Pak nou zo’n Jack van Gelder. Die vond dat Van Bommel negatief was. Het zijn toch van die leuke, jonge honden. Nederlanders ook. Ze doen zo hun best. Het is fris en fruitig. Leuk ook om te zien. Speels. Dapper. Enzovoort, enzovoort. Daarmee de Nederlandse voetbalmening vertegenwoordigend. Van Bommel, die honderd jaar de absolute top van zijn sport heeft beleefd, stond erbij en luisterde ernaar. Met een mooie, herkenbare blik in zijn ogen. Een winnaar. Nee, natuurlijk, hij wil niet als negatief en pessimistisch worden weggezet. Maar het is geen kermispotje. Het gaat toevallig niet om de leuk, maar om plaatsing voor een heel prestigieus toernooi dat onvoorstelbaar belangrijk is voor PSV en het Nederlandse voetbal.
We knuffelen onze talenten dood. Onze voetballertjes en onze kinderen. We vergeten te sturen, en vinden alles (veel te) goed. Formidabel, kunstzinnig, slim en verrassend. Grote klasse, prima, uitstekend gedaan.
Daar word je niet beter van. Af en toe aangeven, door mensen die er verstand van hebben – stijliconen, godfathers, rolmodellen en de echte vedetten in hun sport – waar je je kunt verbeteren, dat je net even iets anders had moeten doen en beter niet zus of zo kunt reageren, dat is inmiddels not done. En de jochies zelf, ook al hebben ze verloren, vinden tot overmaat van ramp vooral ook zelf dat ze het goed en uitstekend hebben gedaan. Let wel: bij verlies. Nederland. Dat land dat de losers toejuicht tijdens een oranje overwinningstocht door de hoofdstedelijke grachten.

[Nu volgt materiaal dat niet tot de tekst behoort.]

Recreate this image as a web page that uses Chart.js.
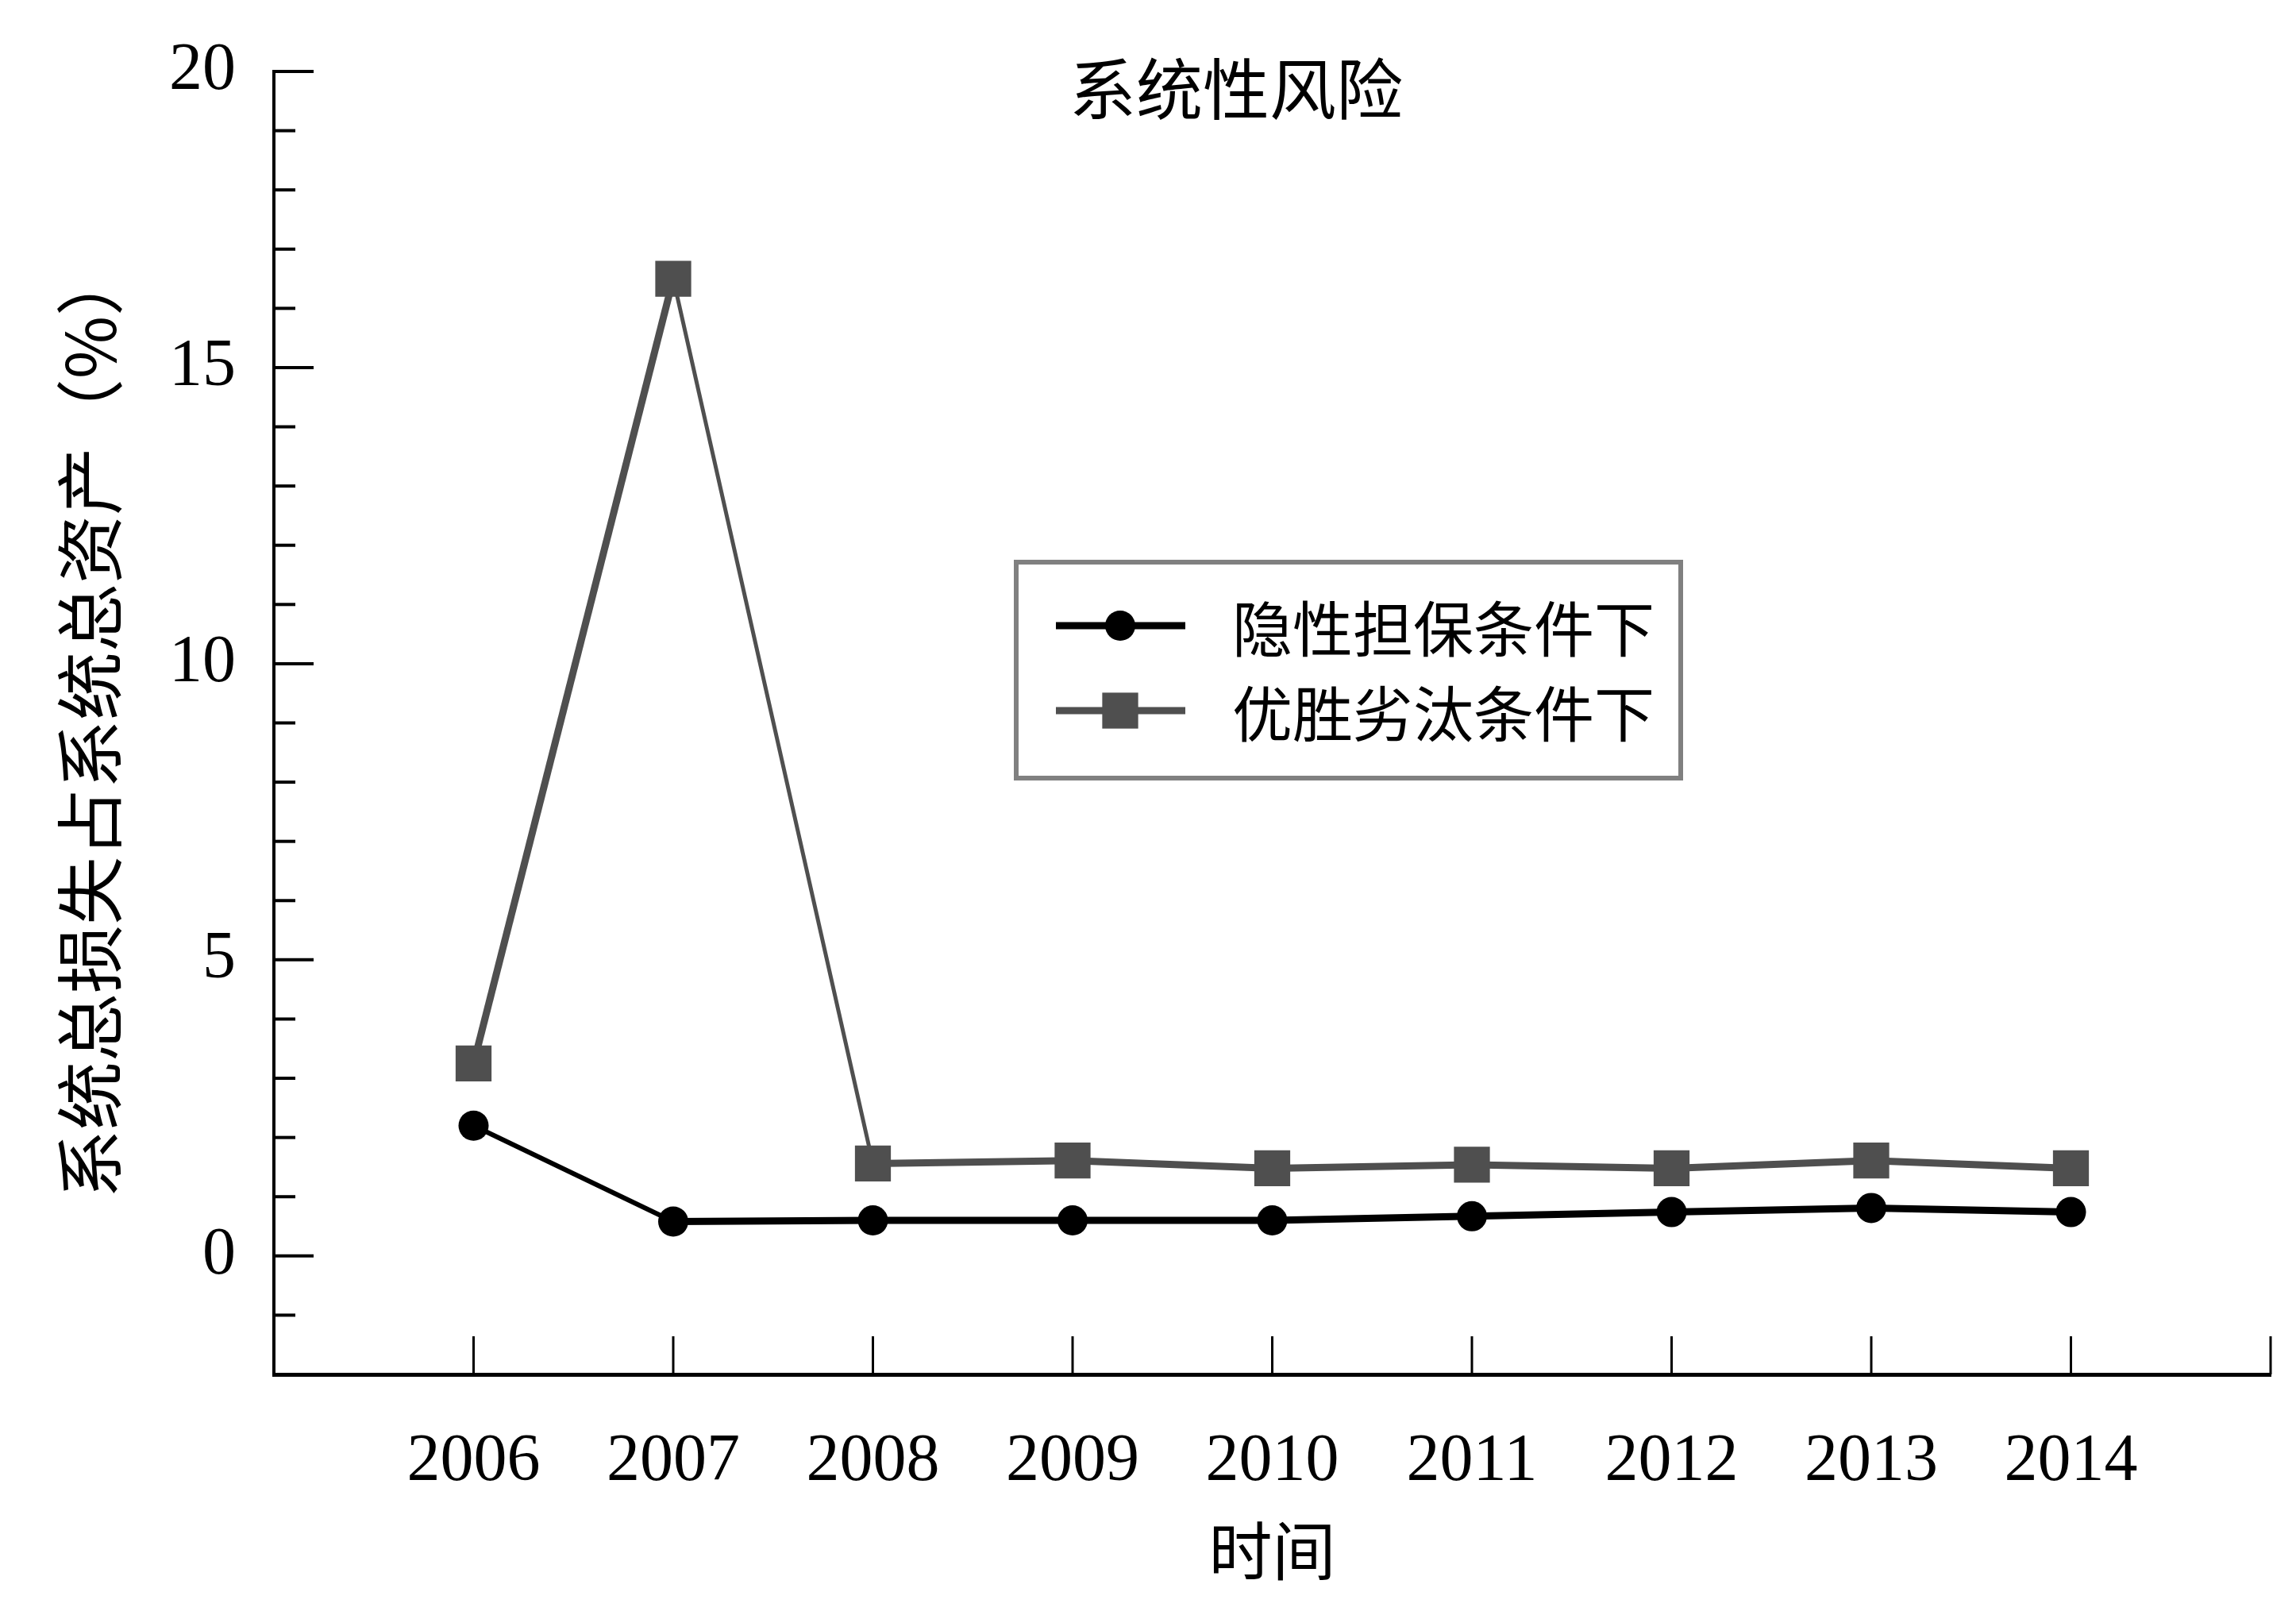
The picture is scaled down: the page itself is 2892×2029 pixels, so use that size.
<!DOCTYPE html>
<html>
<head>
<meta charset="utf-8">
<script src="https://cdn.jsdelivr.net/npm/chart.js@4.4.1/dist/chart.umd.min.js"></script>
<style>
  html, body { margin: 0; padding: 0; background: #fff; }
  canvas { display: block; }
</style>
</head>
<body>
<canvas id="grafico1" width="2892" height="2029"></canvas>
<script>
// data
var years = [2006, 2007, 2008, 2009, 2010, 2011, 2012, 2013, 2014];
var implicitGuarantee = [2.2, 0.58, 0.6, 0.6, 0.6, 0.67, 0.74, 0.81, 0.74];
var survivalOfFittest = [3.25, 16.5, 1.56, 1.61, 1.48, 1.54, 1.48, 1.61, 1.48];
var seriesNames = ['隐性担保条件下', '优胜劣汰条件下'];
var yTickLabels = [0, 5, 10, 15, 20];
var chartTitle = '系统性风险';
var xTitle = '时间';
var yTitle = '系统总损失占系统总资产（%）';

var cjk = '"Noto Sans CJK SC", sans-serif';
var serif = '"Liberation Serif", "Times New Roman", serif';
var grey = '#4f4f4f';

function toPoints(vals) {
  var out = [];
  for (var i in years) {
    out.push({ x: years[i], y: vals[i] });
  }
  return out;
}

// ticks pointing into the plot, like the original
var innerTicks = {
  id: 'innerTicks',
  beforeDatasetsDraw: function(chart) {
    var ctx = chart.ctx;
    var xs = chart.scales.x, ys = chart.scales.y, a = chart.chartArea;
    ctx.save();
    ctx.strokeStyle = '#000';
    ctx.lineWidth = 4;
    for (var v = -1; v <= 20; v++) {
      var py = ys.getPixelForValue(v);
      var len = (v % 5 === 0) ? 50 : 27;
      ctx.beginPath();
      ctx.moveTo(a.left, py);
      ctx.lineTo(a.left + len, py);
      ctx.stroke();
    }
    ctx.lineWidth = 3;
    for (var t = 2006; t <= 2015; t++) {
      var px = xs.getPixelForValue(t);
      ctx.beginPath();
      ctx.moveTo(px, a.bottom);
      ctx.lineTo(px, a.bottom - 48);
      ctx.stroke();
    }
    ctx.restore();
  }
};

var titleAndLegend = {
  id: 'titleAndLegend',
  afterDraw: function(chart) {
    var ctx = chart.ctx;
    ctx.save();
    ctx.fillStyle = '#000';
    ctx.font = '84px ' + cjk;
    ctx.textAlign = 'center';
    ctx.textBaseline = 'middle';
    ctx.fillText(chartTitle, 1557, 112);

    // legend box
    ctx.strokeStyle = '#808080';
    ctx.lineWidth = 6;
    ctx.strokeRect(1280, 708, 837, 272);

    var rows = [788, 895];
    chart.data.datasets.forEach(function(ds, i) {
      var y = rows[i];
      ctx.strokeStyle = ds.borderColor;
      ctx.lineWidth = 9;
      ctx.beginPath();
      ctx.moveTo(1330, y);
      ctx.lineTo(1493, y);
      ctx.stroke();
      ctx.fillStyle = ds.backgroundColor;
      if (ds.pointStyle === 'rect') {
        var s = ds.pointRadius * Math.SQRT1_2;
        ctx.fillRect(1411 - s, y - s, 2 * s, 2 * s);
      } else {
        ctx.beginPath();
        ctx.arc(1411, y, ds.pointRadius, 0, Math.PI * 2);
        ctx.fill();
      }
      ctx.fillStyle = '#000';
      ctx.font = '76px ' + cjk;
      ctx.textAlign = 'left';
      ctx.textBaseline = 'middle';
      ctx.fillText(ds.label, 1552, y + 4);
    });
    ctx.restore();
  }
};

var chartdata = {
  datasets: [
    {
      label: seriesNames[0],
      data: toPoints(implicitGuarantee),
      borderColor: '#000',
      backgroundColor: '#000',
      borderWidth: 9,
      segment: { borderWidth: function(c) { return c.p0DataIndex === 0 ? 6 : 9; } },
      pointStyle: 'circle',
      pointRadius: 19,
      pointBorderWidth: 0,
      fill: false,
      tension: 0
    },
    {
      label: seriesNames[1],
      data: toPoints(survivalOfFittest),
      borderColor: grey,
      backgroundColor: grey,
      borderWidth: 9,
      segment: { borderWidth: function(c) { return c.p0DataIndex === 1 ? 5 : 9; } },
      pointStyle: 'rect',
      pointRadius: 32,
      pointBorderWidth: 0,
      fill: false,
      tension: 0
    }
  ]
};

var ctx = document.getElementById('grafico1');

var line = new Chart(ctx, {
  type: 'line',
  data: chartdata,
  options: {
    responsive: false,
    animation: false,
    devicePixelRatio: 1,
    layout: { padding: { top: 90, right: 30, left: 0, bottom: 0 } },
    plugins: {
      legend: { display: false },
      tooltip: { enabled: false },
      title: { display: false }
    },
    scales: {
      x: {
        type: 'linear',
        min: 2005,
        max: 2015,
        grid: { display: true, drawOnChartArea: false, drawTicks: false },
        border: { display: true, color: '#000', width: 5 },
        ticks: {
          stepSize: 1,
          autoSkip: false,
          maxRotation: 0,
          padding: 61,
          color: '#000',
          font: { family: serif, size: 84 },
          callback: function(v) { return years.indexOf(v) >= 0 ? String(v) : ''; }
        },
        title: {
          display: true,
          text: xTitle,
          color: '#000',
          font: { family: cjk, size: 80 },
          padding: { top: 0, bottom: 28 }
        },
        afterFit: function(s) {
          s.height = 298;
          s.paddingLeft = 0;
          s.paddingRight = 0;
        }
      },
      y: {
        min: -2,
        max: 20,
        grid: { display: true, drawOnChartArea: false, drawTicks: false },
        border: { display: true, color: '#000', width: 4 },
        ticks: {
          stepSize: 1,
          autoSkip: false,
          padding: 48,
          color: '#000',
          font: { family: serif, size: 84 },
          callback: function(v) { return yTickLabels.indexOf(v) >= 0 ? String(v) : ''; }
        },
        title: {
          display: true,
          text: yTitle,
          color: '#000',
          font: { family: cjk, size: 86 },
          padding: { top: 62, bottom: 0 }
        },
        afterFit: function(s) {
          s.width = 345;
          s.paddingTop = 0;
          s.paddingBottom = 0;
        }
      }
    }
  },
  plugins: [innerTicks, titleAndLegend]
});
</script>
</body>
</html>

Het moet wel leuk blijven.
Tot besluit het honderdjarig bestaan van dezelfde club, PSV. Groot feest, alles erop en eraan. Je zou zeggen, dat moet worden gevierd met een klaterende overwinning op zo’n cluppie dat net komt kijken “op dit niveau”. Dan is PSV even Milan en Cambuur PSV. Snapt u het nog?
Het verschil tussen Milan en PSV is alleen dat er niet gewonnen wordt. Zelfs niet die ene keer in honderd jaar dat het eigenlijk heel erg moet en kan, alweer. Dat heet mentaliteit, alles of niets, inzet, motivatie. Oftewel de dood of de gladiolen, en met het mes tussen de tanden.
Ik geloof dat de kwaliteit er wel in zit, ook bij andere Nederlandse clubs en, om het verhaal rond te maken, bepaaldelijk in het hele land. Op school, aan de universiteiten. Maar het gogme ontbreekt. Net als die ultieme wil om te winnen. De beste willen zijn, presteren! In plaats van een zes is ook een voldoende.
Dus wordt het verschil niet door ons gemaakt. Het wordt ons opgelegd. Door de winnaars.
Hè, verdorie. Nu is het weer een kritisch stukje geworden. Ik beloof u, de volgende twee keer houd ik het lollig.